I gave myself last week to recover from all that was going on, and this week it’s back to business — which means tackling my inboxes. Yes, plural.
I don’t want my literary newsletters tangled up with work assignments — yuck. One account of mine is for digital receipts, newsletters and other digital clutter. The other? Friends, literature, and joy. I don’t know how people live without at least two. (I’m not a stickler; it doesn’t really matter so much to me which emails come to which, but that’s my general guideline.)
I’m going to treat myself to tea out tomorrow while I tame the inbox. (This is the part where I cheer myself on: I can do it, I can…eh, maybe I don’t really need to.)
Back to happier things: WR and I met a woman at the beer tent on Friday who makes adorable earrings — mushrooms, fruit slices, a tiny Sprite bottle. Naturally, WR asked for Coke Zero ones. And raccoon earrings. Long story short: I might be buying a new pair of earrings or two and have made a new friend.
Word Raccoon wants me to drop that Longfellow poem NOW, and I will, but she can go raid the Tootsie Pop jar until I’m ready.
Though I’m not sharing any poems of my own today, I will share some titles I either wrote yesterday or today or in general forgot to tell you about, sweetheart.
I swear sometimes I write like I’m taking dictation from the ghosts of my next ten selves. (Except I don’t believe in reincarnation, duckies. Or did you want me to call you babe today? I’m Southern; I have a whole arsenal of affectionate names I’m itching to use, sugar.)
Latest Titles
- A Shrine to Truth and McDoubles
- On Tap
- Mythological Preachers
- Prelapsarian Almosts (That may have been from a while back?)

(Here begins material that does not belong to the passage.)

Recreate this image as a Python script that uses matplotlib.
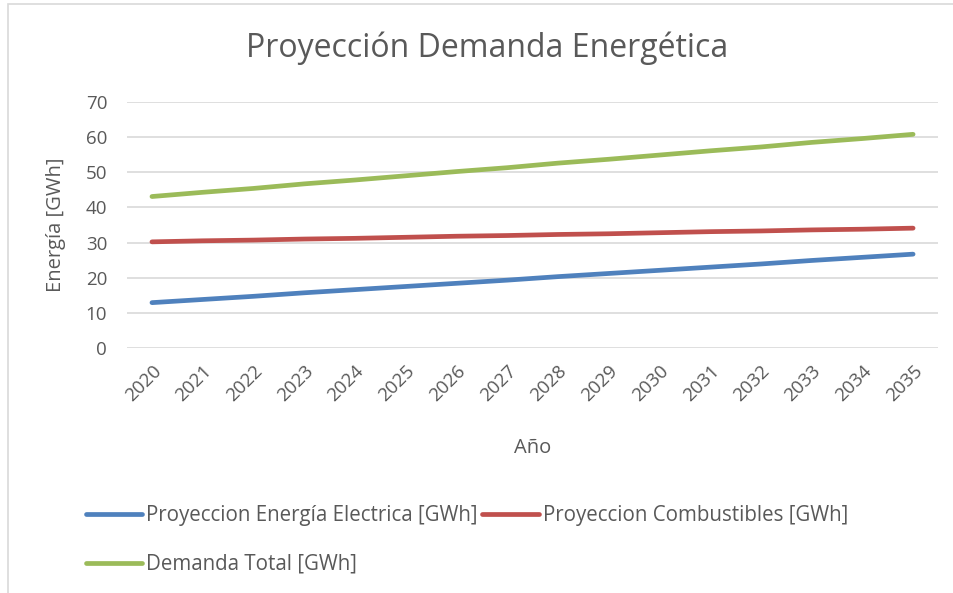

- No Lying Still for Lilies (Alfred, Lord Tennyson should be scared.)
- Downwind
- Mars Rover
- Snacking on Existential Dread with a Side of Havarti
- Reading Neruda at the Grocery Store
I wrote “No Lying Still for Lilies” while on my sunporch yesterday evening, admiring the view. And I can add Blue Jay to my list of my favorite birds I’ve sighted this season.
Tomorrow, I’m finally tackling the wild growth around the porch. The bushes have gotten bold, trying to keep my windows to themselves. But no more. I want a better view!

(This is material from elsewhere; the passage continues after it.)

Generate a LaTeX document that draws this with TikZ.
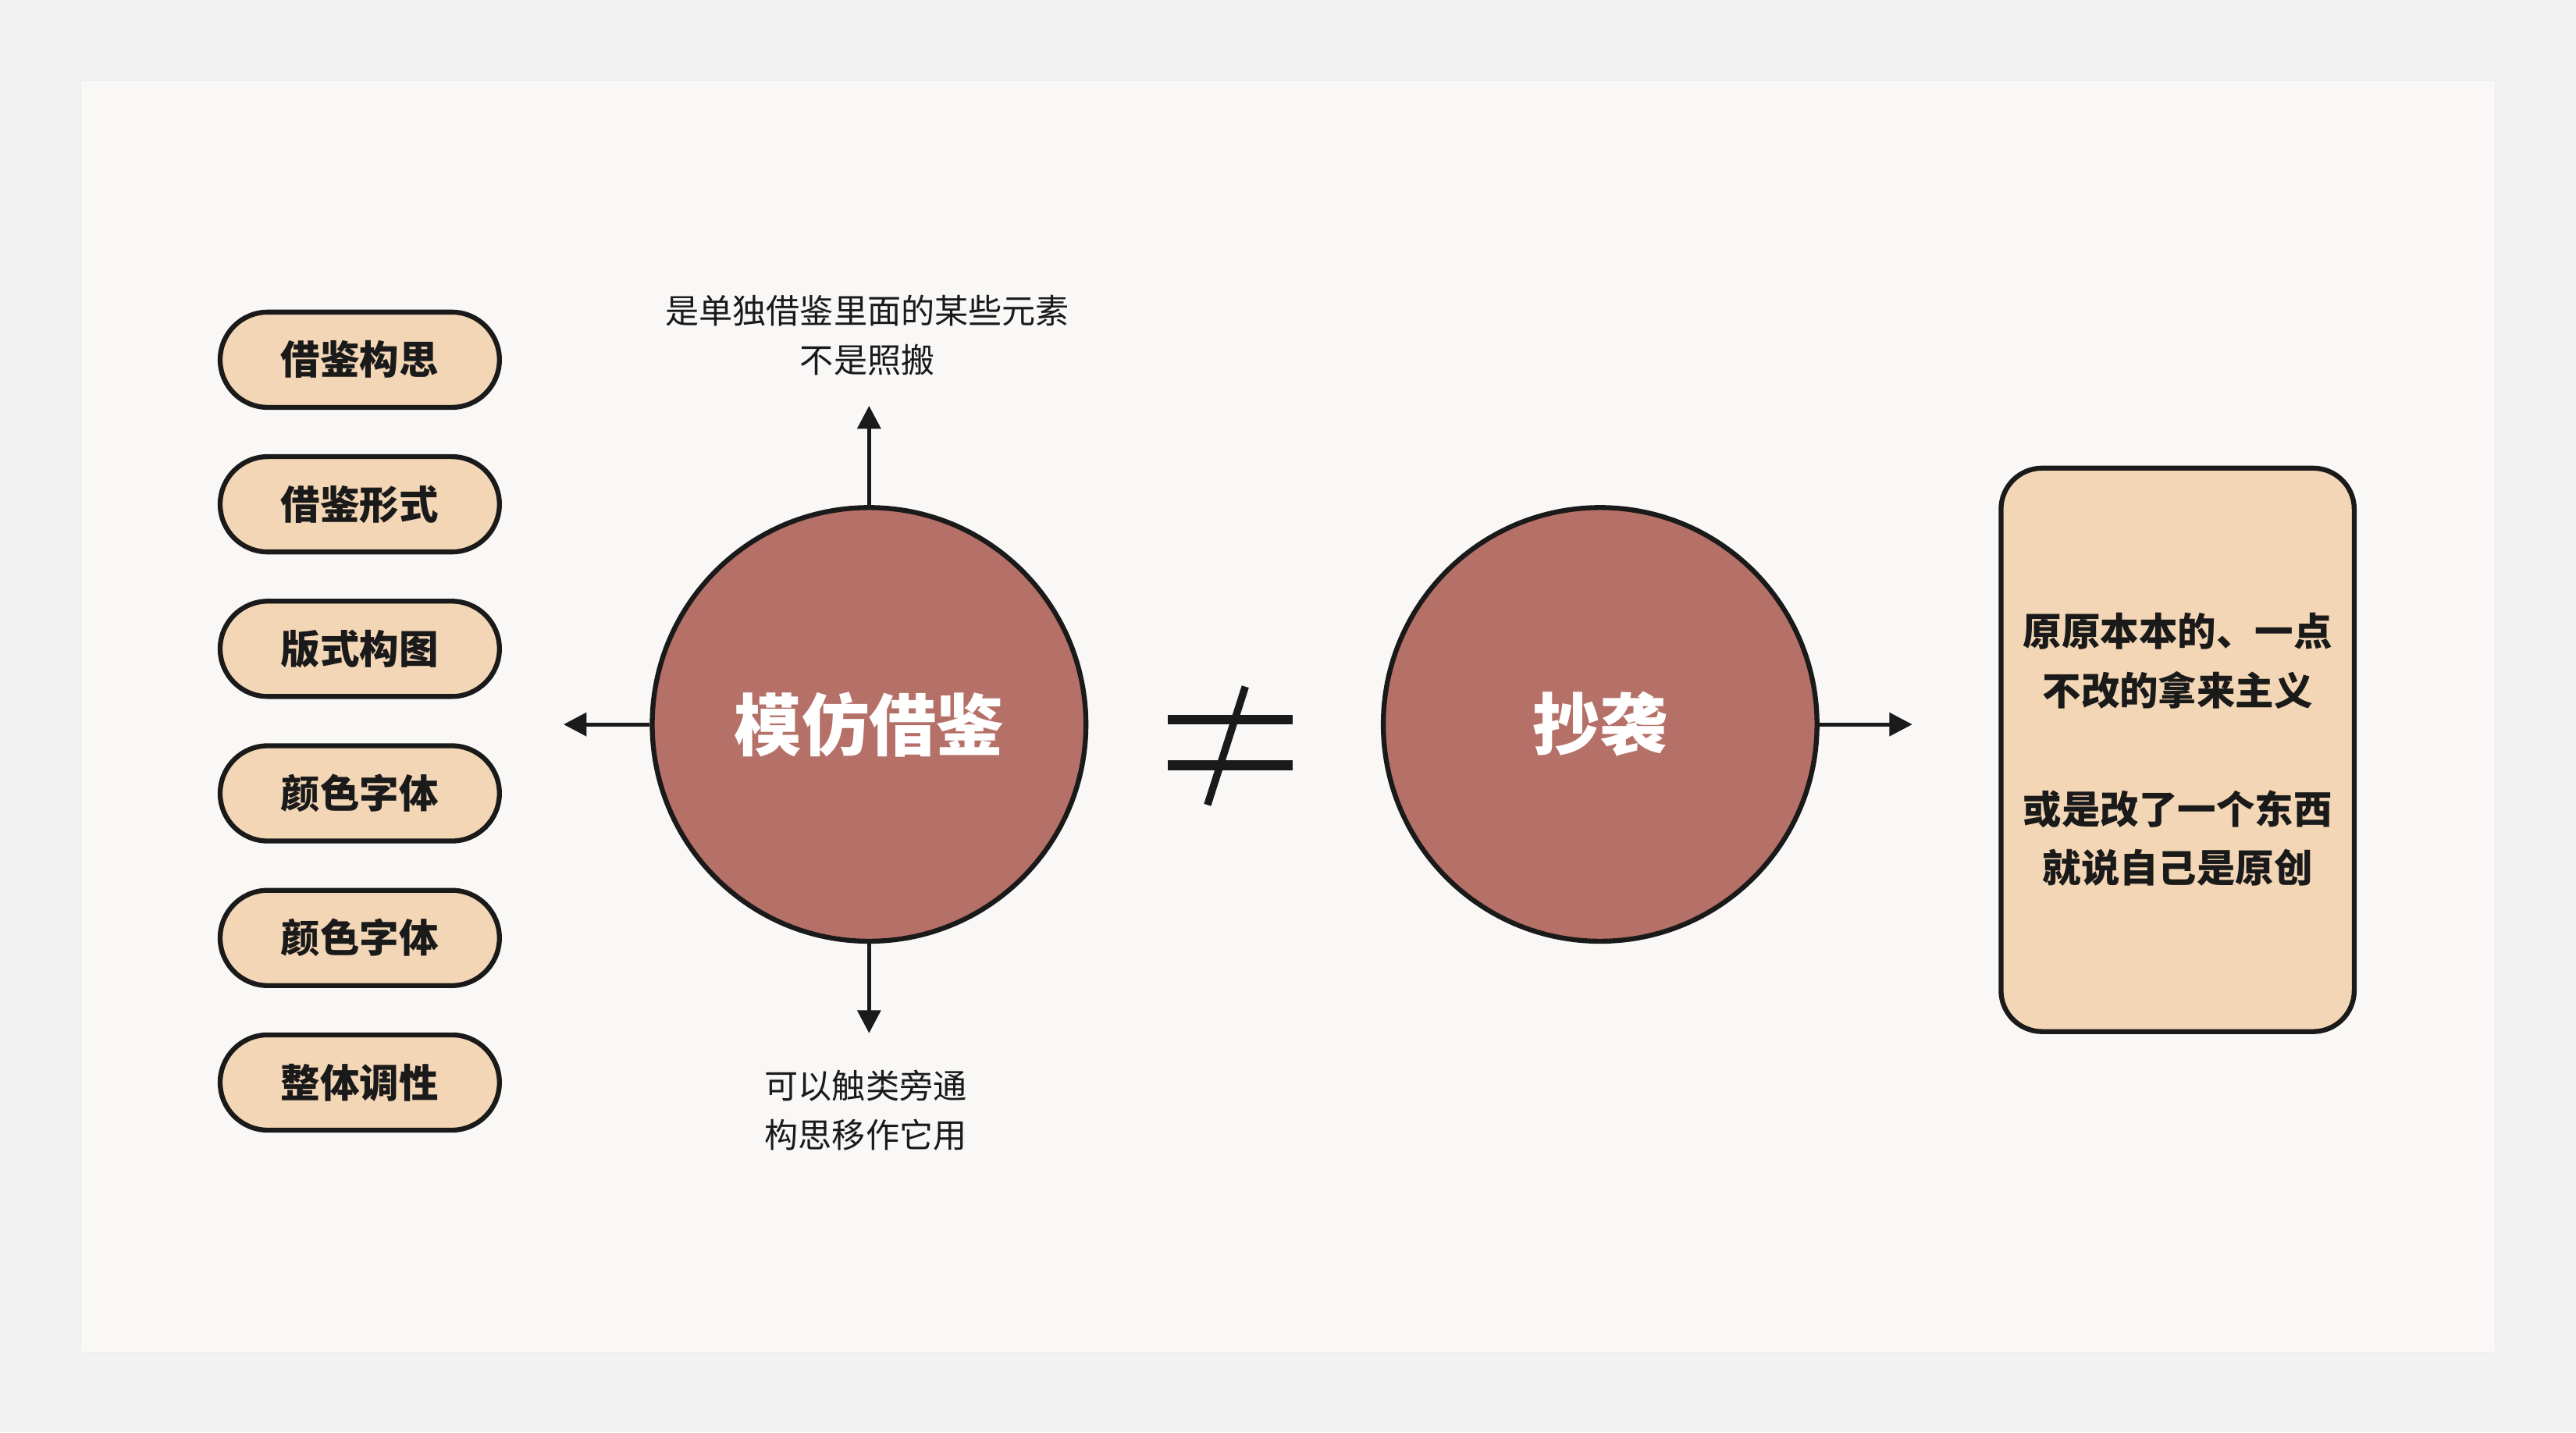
\documentclass[tikz,border=0pt]{standalone}
\usepackage{fontspec}
\setmainfont{Noto Sans CJK SC}
\usetikzlibrary{arrows.meta}
\definecolor{outerbg}{HTML}{F2F2F2}
\definecolor{card}{HTML}{F9F8F6}
\definecolor{pill}{HTML}{F3D6B5}
\definecolor{circ}{HTML}{B57168}
\definecolor{ink}{HTML}{1A1A1A}
\tikzset{
  pillbox/.style={draw=ink,line width=3pt,fill=pill,rounded corners=29pt,minimum width=170pt,minimum height=58pt,font=\fontsize{24}{28}\selectfont\bfseries,text=ink,inner sep=0pt},
  bigcirc/.style={circle,draw=ink,line width=3pt,fill=circ,minimum size=264pt,inner sep=0pt,text=white,font=\fontsize{41}{46}\selectfont\bfseries},
  arr/.style={line width=2.5pt,draw=ink,-{Triangle[length=14pt,width=14pt]}},
  note/.style={font=\fontsize{20.5}{30}\selectfont,text=ink,align=center},
  neq/.style={line width=6pt,draw=ink},
}
\begin{document}
\begin{tikzpicture}[x=1pt,y=-1pt]
\fill[outerbg] (0,0) rectangle (1568,872);
\useasboundingbox (0,0) rectangle (1568,872);
\fill[card,draw=black!8] (49,49) rectangle (1519,823);
\foreach \y/\t [count=\i] in {219/借鉴构思,307/借鉴形式,395/版式构图,483/颜色字体,571/颜色字体,659/整体调性}
  \node[pillbox] (p\i) at (219,\y) {\t};
\node[bigcirc] (c1) at (529,441) {模仿借鉴};
\node[bigcirc] (c2) at (974,441) {抄袭};
\coordinate (up) at (529,247);
\coordinate (dn) at (529,629);
\coordinate (lf) at (343,441);
\coordinate (rt) at (1164,441);
\draw[arr] (c1.north) -- (up);
\draw[arr] (c1.south) -- (dn);
\draw[arr] (c1.west) -- (lf);
\draw[arr] (c2.east) -- (rt);
\node[note] (tn) at (528,204) {是单独借鉴里面的某些元素\\不是照搬};
\node[note] (bn) at (527,676) {可以触类旁通\\构思移作它用};
\coordinate (n1a) at (711,438); \coordinate (n1b) at (787,438);
\coordinate (n2a) at (711,466); \coordinate (n2b) at (787,466);
\coordinate (n3a) at (758,418); \coordinate (n3b) at (735,490);
\draw[neq] (n1a) -- (n1b);
\draw[neq] (n2a) -- (n2b);
\draw[line width=4.5pt,draw=ink] (n3a) -- (n3b);
\node[draw=ink,line width=3pt,fill=pill,rounded corners=25pt,minimum width=215pt,minimum height=343pt,align=center,font=\fontsize{23.5}{36}\selectfont\bfseries,text=ink] (box) at (1325.5,456.5) {原原本本的、一点\\不改的拿来主义\\[36pt]或是改了一个东西\\就说自己是原创};
\end{tikzpicture}
\end{document}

Meanwhile, I found some poetry uptown yesterday for my greedy amanuensis. She is bingeing on poetry by May Sarton and Rod McKuen. “Hmmm…the McKuen seems to be all about love, WR.” She rolled her eyes. Love is in the title of the book.

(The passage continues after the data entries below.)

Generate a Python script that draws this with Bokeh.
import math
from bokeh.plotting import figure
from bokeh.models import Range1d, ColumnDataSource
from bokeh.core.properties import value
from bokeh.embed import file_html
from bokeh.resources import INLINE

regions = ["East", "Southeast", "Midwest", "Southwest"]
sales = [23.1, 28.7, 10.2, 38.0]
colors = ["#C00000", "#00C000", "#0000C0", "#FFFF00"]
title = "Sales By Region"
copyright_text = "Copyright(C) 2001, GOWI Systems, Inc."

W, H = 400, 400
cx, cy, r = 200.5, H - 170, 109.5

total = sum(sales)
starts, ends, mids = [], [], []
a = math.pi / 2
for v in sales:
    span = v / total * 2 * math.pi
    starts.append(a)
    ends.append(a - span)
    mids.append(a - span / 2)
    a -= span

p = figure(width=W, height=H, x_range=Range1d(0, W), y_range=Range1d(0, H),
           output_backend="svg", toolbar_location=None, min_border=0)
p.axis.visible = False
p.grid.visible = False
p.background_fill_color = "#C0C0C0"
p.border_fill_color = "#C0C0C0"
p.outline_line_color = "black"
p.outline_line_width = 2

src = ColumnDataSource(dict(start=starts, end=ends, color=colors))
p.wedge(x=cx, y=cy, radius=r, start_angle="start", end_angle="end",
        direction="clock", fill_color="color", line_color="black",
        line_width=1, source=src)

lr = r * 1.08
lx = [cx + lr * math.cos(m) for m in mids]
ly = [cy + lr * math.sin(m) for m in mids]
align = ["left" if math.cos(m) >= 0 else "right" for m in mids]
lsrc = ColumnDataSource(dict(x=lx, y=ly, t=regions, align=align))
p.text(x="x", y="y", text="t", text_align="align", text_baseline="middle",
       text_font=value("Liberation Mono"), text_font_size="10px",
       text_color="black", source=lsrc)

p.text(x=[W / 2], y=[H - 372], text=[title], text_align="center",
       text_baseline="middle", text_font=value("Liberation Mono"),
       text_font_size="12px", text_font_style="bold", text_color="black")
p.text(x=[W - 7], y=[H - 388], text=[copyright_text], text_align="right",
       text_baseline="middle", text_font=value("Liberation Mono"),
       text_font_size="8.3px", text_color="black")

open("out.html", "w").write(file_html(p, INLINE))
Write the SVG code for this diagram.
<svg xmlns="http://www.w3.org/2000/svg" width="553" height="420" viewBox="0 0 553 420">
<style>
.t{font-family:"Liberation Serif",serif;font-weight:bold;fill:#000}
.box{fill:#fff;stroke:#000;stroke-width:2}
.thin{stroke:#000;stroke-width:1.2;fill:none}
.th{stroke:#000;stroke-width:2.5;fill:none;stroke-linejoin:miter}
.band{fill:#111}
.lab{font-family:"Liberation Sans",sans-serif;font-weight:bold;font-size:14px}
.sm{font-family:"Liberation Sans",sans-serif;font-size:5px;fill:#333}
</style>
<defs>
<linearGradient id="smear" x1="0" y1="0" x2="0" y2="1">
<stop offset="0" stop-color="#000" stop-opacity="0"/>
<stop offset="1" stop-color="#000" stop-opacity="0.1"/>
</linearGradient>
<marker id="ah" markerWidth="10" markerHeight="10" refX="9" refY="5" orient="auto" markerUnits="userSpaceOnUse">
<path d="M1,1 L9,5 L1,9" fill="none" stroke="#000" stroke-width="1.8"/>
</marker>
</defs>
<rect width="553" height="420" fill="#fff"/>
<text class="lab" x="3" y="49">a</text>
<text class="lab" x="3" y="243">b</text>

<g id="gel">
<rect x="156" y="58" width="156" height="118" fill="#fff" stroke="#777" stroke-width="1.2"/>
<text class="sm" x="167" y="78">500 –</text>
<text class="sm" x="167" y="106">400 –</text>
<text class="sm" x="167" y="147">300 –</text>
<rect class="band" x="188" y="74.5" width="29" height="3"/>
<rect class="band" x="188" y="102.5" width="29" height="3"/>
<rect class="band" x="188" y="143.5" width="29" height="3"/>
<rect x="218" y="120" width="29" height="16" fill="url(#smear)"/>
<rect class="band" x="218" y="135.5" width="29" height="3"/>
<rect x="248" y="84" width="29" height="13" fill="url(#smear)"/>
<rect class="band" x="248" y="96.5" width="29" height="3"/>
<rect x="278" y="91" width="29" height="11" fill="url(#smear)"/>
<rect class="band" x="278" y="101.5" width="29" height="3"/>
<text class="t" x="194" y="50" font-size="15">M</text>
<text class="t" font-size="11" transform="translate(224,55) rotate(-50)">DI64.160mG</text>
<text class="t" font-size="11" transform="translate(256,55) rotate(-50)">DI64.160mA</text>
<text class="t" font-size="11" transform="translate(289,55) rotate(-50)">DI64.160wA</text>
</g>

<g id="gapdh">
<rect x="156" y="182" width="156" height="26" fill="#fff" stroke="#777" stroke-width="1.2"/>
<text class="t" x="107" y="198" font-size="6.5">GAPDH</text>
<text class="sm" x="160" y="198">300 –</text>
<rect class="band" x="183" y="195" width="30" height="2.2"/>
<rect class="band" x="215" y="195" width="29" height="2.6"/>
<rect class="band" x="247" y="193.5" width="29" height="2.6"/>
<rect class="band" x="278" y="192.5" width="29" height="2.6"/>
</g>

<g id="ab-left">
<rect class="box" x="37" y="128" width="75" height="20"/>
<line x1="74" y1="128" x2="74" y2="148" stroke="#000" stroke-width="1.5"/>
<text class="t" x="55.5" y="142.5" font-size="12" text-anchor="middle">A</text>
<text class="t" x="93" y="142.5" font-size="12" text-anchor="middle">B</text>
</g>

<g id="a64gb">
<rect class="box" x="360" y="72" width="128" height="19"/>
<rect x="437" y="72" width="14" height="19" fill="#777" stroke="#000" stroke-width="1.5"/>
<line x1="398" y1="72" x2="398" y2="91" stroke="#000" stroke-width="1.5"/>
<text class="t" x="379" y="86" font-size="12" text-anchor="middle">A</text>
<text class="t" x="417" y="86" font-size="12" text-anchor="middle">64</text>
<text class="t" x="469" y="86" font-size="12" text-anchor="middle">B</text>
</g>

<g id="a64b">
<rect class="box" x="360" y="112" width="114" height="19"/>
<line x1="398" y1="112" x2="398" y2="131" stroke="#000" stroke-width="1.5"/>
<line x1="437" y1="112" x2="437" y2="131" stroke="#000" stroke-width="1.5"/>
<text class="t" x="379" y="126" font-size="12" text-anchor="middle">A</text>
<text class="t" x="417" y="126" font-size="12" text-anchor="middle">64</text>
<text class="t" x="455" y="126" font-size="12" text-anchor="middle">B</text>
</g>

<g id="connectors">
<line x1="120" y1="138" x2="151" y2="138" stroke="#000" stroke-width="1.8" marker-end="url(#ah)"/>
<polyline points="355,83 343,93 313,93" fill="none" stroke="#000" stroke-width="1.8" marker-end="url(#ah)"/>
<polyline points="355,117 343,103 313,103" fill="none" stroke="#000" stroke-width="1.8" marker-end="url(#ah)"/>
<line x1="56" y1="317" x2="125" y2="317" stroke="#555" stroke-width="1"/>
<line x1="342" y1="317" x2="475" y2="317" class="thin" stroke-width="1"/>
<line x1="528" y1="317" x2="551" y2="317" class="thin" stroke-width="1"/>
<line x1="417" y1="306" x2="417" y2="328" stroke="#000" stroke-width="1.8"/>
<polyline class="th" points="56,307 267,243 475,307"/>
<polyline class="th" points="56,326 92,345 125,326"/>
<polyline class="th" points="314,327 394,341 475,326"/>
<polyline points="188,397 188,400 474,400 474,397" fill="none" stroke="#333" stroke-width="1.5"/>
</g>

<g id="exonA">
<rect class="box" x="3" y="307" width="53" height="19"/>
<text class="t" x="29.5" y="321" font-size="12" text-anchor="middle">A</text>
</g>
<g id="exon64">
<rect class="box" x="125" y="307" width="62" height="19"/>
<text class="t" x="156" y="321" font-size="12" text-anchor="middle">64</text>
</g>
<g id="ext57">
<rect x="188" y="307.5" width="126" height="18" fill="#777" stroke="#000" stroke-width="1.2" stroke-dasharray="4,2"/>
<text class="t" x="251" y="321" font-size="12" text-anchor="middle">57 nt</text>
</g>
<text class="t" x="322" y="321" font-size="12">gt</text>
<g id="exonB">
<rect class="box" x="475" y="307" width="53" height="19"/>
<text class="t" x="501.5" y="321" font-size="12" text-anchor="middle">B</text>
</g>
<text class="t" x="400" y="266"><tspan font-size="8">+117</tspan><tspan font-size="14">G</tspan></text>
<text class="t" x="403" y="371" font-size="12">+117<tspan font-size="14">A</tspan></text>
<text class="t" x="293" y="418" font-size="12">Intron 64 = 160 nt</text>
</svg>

Here, here you imp constructed of words and caffeine, here is the promised poem.

The Children’s Hour
By Henry Wadsworth Longfellow
Between the dark and the daylight,
When the night is beginning to lower,
Comes a pause in the day’s occupations,
That is known as the Children’s Hour.
I hear in the chamber above me
The patter of little feet,
The sound of a door that is opened,
And voices soft and sweet.
From my study I see in the lamplight,
Descending the broad hall stair,
Grave Alice, and laughing Allegra,
And Edith with golden hair.
A whisper, and then a silence:
Yet I know by their merry eyes
They are plotting and planning together
To take me by surprise.
A sudden rush from the stairway,
A sudden raid from the hall!
By three doors left unguarded
They enter my castle wall!
They climb up into my turret
O’er the arms and back of my chair;
If I try to escape, they surround me;
They seem to be everywhere.
They almost devour me with kisses,
Their arms about me entwine,
Till I think of the Bishop of Bingen
In his Mouse-Tower on the Rhine!
Do you think, O blue-eyed banditti,
Because you have scaled the wall,
Such an old mustache as I am
Is not a match for you all!
I have you fast in my fortress,
And will not let you depart,
But put you down into the dungeon
In the round-tower of my heart.
And there will I keep you forever,
Yes, forever and a day,
Till the walls shall crumble to ruin,
And moulder in dust away!
Word Raccoon is back, carrying a pink boot, saying she’s glad Longfellow said “of my heart” when he referred to the dungeon or she was gonna call the police. And she said if I don’t stop writing soon, she’s gonna call me the long one.
As for me, that last stanza makes me wish for at least two lifetimes. What about you, dear?